PROMPT:
Skip the pictures. Transcribe the rest of the data below without changing a word.

INFORMATION SHOWN:
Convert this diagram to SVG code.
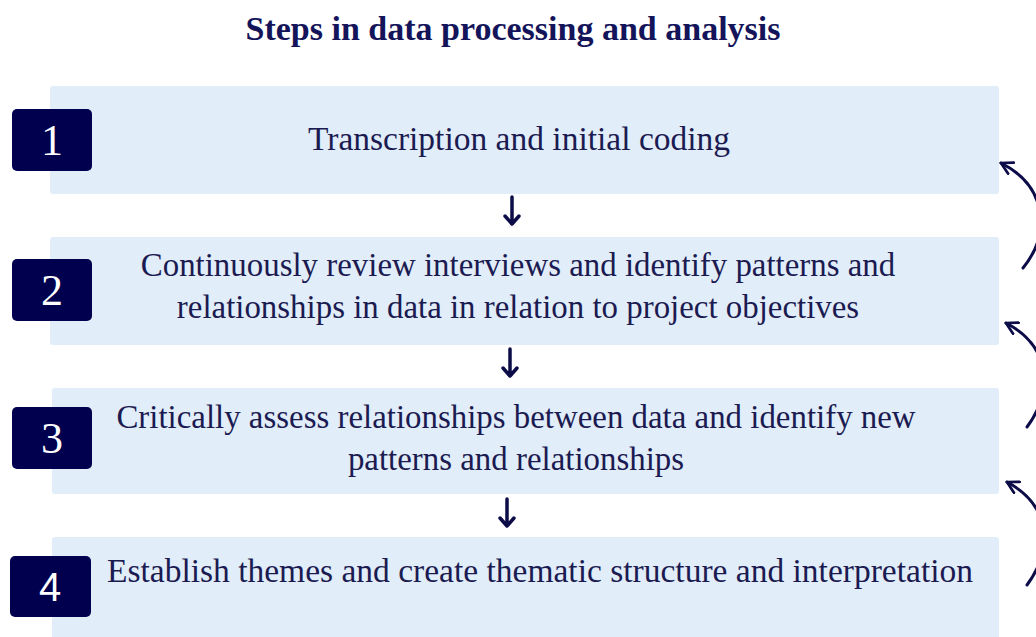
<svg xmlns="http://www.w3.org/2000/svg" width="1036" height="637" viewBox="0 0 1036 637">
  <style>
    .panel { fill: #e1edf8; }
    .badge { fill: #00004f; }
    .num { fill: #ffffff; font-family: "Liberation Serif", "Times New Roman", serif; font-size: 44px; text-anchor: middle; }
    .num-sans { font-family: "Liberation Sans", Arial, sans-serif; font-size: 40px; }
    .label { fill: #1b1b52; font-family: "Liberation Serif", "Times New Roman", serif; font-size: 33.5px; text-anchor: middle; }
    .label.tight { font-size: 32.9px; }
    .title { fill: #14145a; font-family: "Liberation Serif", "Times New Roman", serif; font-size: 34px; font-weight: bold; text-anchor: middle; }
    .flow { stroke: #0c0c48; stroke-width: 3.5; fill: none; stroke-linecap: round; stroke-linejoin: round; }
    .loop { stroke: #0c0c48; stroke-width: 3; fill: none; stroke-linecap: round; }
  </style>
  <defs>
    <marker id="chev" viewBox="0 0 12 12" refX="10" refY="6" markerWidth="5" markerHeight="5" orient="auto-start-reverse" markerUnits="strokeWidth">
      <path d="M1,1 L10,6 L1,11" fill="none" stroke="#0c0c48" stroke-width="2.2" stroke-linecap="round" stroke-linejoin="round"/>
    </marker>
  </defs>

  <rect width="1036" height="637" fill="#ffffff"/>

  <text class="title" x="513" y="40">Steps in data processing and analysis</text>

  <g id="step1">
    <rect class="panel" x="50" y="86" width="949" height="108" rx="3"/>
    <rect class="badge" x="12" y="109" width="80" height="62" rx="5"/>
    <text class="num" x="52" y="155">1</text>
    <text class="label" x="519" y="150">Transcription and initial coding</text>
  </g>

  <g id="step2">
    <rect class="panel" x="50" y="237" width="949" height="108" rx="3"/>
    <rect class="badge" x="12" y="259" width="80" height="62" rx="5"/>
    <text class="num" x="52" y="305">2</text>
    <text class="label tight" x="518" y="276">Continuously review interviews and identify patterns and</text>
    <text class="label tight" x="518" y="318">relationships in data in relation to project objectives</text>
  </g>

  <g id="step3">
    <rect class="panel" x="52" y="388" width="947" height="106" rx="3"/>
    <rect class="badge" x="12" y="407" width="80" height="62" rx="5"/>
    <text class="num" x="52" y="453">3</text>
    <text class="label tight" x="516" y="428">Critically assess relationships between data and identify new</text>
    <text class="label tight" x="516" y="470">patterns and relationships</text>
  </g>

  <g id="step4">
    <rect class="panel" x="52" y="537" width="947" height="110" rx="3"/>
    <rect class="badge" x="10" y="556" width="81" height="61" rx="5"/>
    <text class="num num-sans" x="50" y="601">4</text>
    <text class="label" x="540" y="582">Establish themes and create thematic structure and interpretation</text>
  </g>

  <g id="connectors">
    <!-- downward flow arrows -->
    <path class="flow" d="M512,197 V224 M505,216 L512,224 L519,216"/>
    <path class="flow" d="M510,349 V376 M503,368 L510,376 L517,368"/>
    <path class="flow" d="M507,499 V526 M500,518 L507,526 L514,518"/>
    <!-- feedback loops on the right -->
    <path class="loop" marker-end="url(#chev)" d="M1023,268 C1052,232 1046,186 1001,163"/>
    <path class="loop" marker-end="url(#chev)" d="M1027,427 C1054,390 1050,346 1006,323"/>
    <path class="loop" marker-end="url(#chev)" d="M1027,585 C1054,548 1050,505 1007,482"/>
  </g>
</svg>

SOLUTION BELOW:
Convert this diagram to SVG code.
<svg xmlns="http://www.w3.org/2000/svg" width="1036" height="637" viewBox="0 0 1036 637">
  <style>
    .panel { fill: #e1edf8; }
    .badge { fill: #00004f; }
    .num { fill: #ffffff; font-family: "Liberation Serif", "Times New Roman", serif; font-size: 44px; text-anchor: middle; }
    .num-sans { font-family: "Liberation Sans", Arial, sans-serif; font-size: 40px; }
    .label { fill: #1b1b52; font-family: "Liberation Serif", "Times New Roman", serif; font-size: 33.5px; text-anchor: middle; }
    .label.tight { font-size: 32.9px; }
    .title { fill: #14145a; font-family: "Liberation Serif", "Times New Roman", serif; font-size: 34px; font-weight: bold; text-anchor: middle; }
    .flow { stroke: #0c0c48; stroke-width: 3.5; fill: none; stroke-linecap: round; stroke-linejoin: round; }
    .loop { stroke: #0c0c48; stroke-width: 3; fill: none; stroke-linecap: round; }
  </style>
  <defs>
    <marker id="chev" viewBox="0 0 12 12" refX="10" refY="6" markerWidth="5" markerHeight="5" orient="auto-start-reverse" markerUnits="strokeWidth">
      <path d="M1,1 L10,6 L1,11" fill="none" stroke="#0c0c48" stroke-width="2.2" stroke-linecap="round" stroke-linejoin="round"/>
    </marker>
  </defs>

  <rect width="1036" height="637" fill="#ffffff"/>

  <text class="title" x="513" y="40">Steps in data processing and analysis</text>

  <g id="step1">
    <rect class="panel" x="50" y="86" width="949" height="108" rx="3"/>
    <rect class="badge" x="12" y="109" width="80" height="62" rx="5"/>
    <text class="num" x="52" y="155">1</text>
    <text class="label" x="519" y="150">Transcription and initial coding</text>
  </g>

  <g id="step2">
    <rect class="panel" x="50" y="237" width="949" height="108" rx="3"/>
    <rect class="badge" x="12" y="259" width="80" height="62" rx="5"/>
    <text class="num" x="52" y="305">2</text>
    <text class="label tight" x="518" y="276">Continuously review interviews and identify patterns and</text>
    <text class="label tight" x="518" y="318">relationships in data in relation to project objectives</text>
  </g>

  <g id="step3">
    <rect class="panel" x="52" y="388" width="947" height="106" rx="3"/>
    <rect class="badge" x="12" y="407" width="80" height="62" rx="5"/>
    <text class="num" x="52" y="453">3</text>
    <text class="label tight" x="516" y="428">Critically assess relationships between data and identify new</text>
    <text class="label tight" x="516" y="470">patterns and relationships</text>
  </g>

  <g id="step4">
    <rect class="panel" x="52" y="537" width="947" height="110" rx="3"/>
    <rect class="badge" x="10" y="556" width="81" height="61" rx="5"/>
    <text class="num num-sans" x="50" y="601">4</text>
    <text class="label" x="540" y="582">Establish themes and create thematic structure and interpretation</text>
  </g>

  <g id="connectors">
    <!-- downward flow arrows -->
    <path class="flow" d="M512,197 V224 M505,216 L512,224 L519,216"/>
    <path class="flow" d="M510,349 V376 M503,368 L510,376 L517,368"/>
    <path class="flow" d="M507,499 V526 M500,518 L507,526 L514,518"/>
    <!-- feedback loops on the right -->
    <path class="loop" marker-end="url(#chev)" d="M1023,268 C1052,232 1046,186 1001,163"/>
    <path class="loop" marker-end="url(#chev)" d="M1027,427 C1054,390 1050,346 1006,323"/>
    <path class="loop" marker-end="url(#chev)" d="M1027,585 C1054,548 1050,505 1007,482"/>
  </g>
</svg>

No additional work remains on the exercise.